Following the presentation, I was invited to get an hour of hands-on time with Homeworld 3 and play the second and third missions of the campaign. These were the same missions featured in the official extended gameplay trailer that was released for gamescom:
Before starting to play, however, I was told that a lot of the story beats in the demo are temporary and that they are subject to change, and so there’s not much more I can say about the game’s narrative other than what is already known: Imogen S’Jet is tasked with facing The Anomaly, a new threat to the galaxy that has begun to swallow planets, and with solving the mystery behind the disappearance of Karan S’Jet – her predecessor and protagonist of the first two games.
My impression after playing the game for an hour is that Homeworld 3 is in a great state but there is still work to be done. For context, this is the first time I’ve ever tried any of the Homeworld games – despite having played quite a few RTS games over the years – so I do not have the expertise to compare with previous titles, but what I’ve played here has me assured that this is a labour of love and respect for the franchise.
“…Homeworld 3 is in a great state but there is still work to be done.”
This being said, Homeworld 3 manages a good balance between being both reverent and innovative. To praise the most important new feature, I loved making use of the terrain at hand in order to hide my troops and then attack at the most opportune time. I also appreciate the level of detail put into the ships, as I was able to zoom in close to the action and both observe and hear the turrets on one of my fighters as they were firing. Mueller stated to me that “every single one of them [the ships] will have excruciating amounts of details…you’ll be able to zoom in and that is all super important to us and that you could do in the previous games.”
However, I also have some problems with the demo. To begin with, it was frustrating trying to move units on the Z-axis, particularly when trying to have them go through enormous derelict ships. It did not help that the pathfinding needed some work as well, as the easiest way to coordinate my fleet around the terrain was to order them to move from one asteroid to another instead of issuing them to clear a lot of distance with one single command.
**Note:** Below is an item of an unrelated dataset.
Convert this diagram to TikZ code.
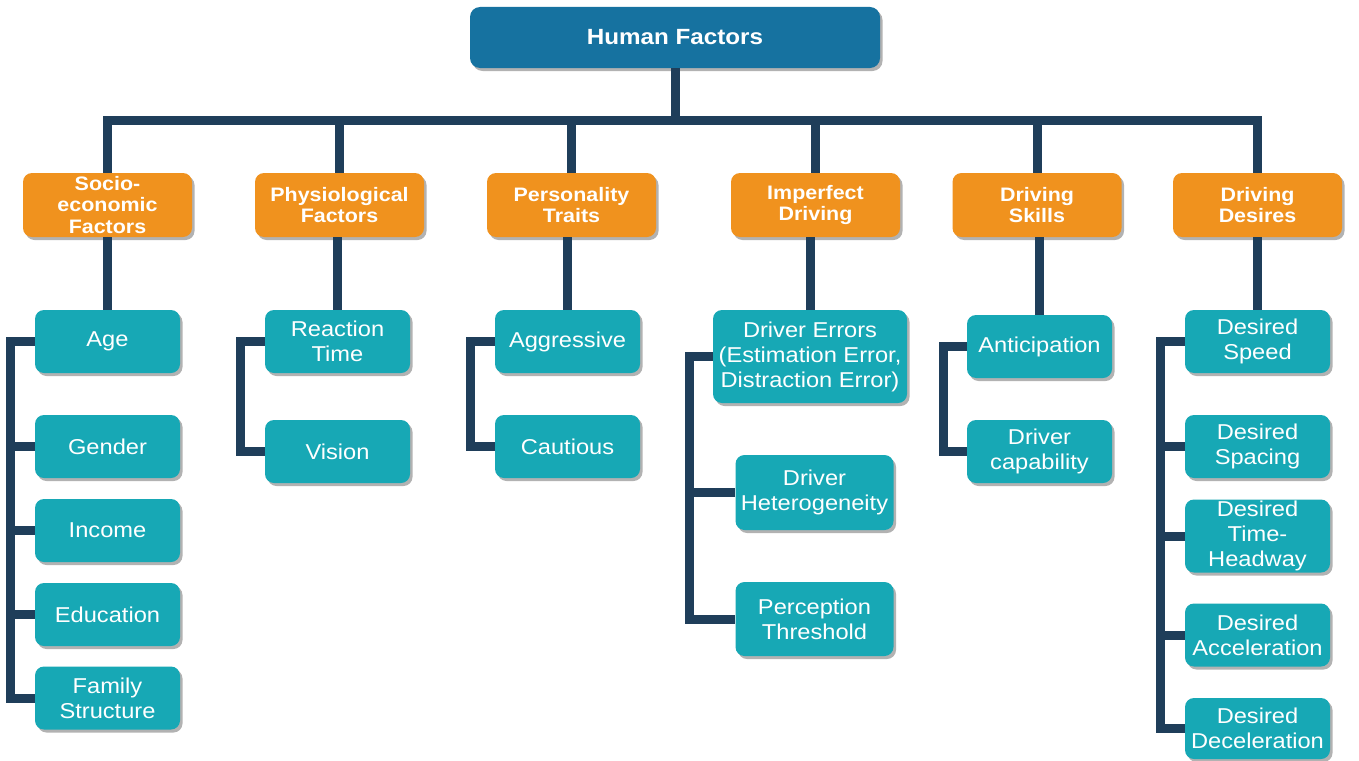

Granted, I was essentially thrust into the demo with little guidance and no tutorial to boot, so it’s hard to assess whether that was a real problem or just part of the process of me understanding the game. This being said, I also had trouble with the game’s UI, as it seemed to me to obscure quite a few important functions. Nevertheless, none of these problems stopped me from seeing the demo to its end. My final concern about Homeworld 3 is that its AI was a bit of a pushover. To be fair, I do not know exactly what difficulty I played on and Mueller and his team did say that the AI still needs work, so it would be harsh to issue an early verdict, but I am still somewhat concerned that this is the state of the matter given how long the game has been in development for.
At the end of my 60-minutes with the game, despite acknowledging that there was more work to be done, I left the demo feeling positive. This is because Homeworld 3 shows great potential and because it seems like it is in the perfect hands with Mueller, who told me that the original Homeworld was one of his favourite games growing up and that it is his ‘absolute dream to be part of this franchise’. ‘We are really building this game for the fans’, Mueller concluded in a short interview I had with him and Tam after the demo.
It’s been a long wait, and the road is still long for the game itself, but if it all goes to plan, Homeworld 3 might just be yet another excellent entry in the franchise and a much-needed shot in the arm for the real-time strategy genre as a whole.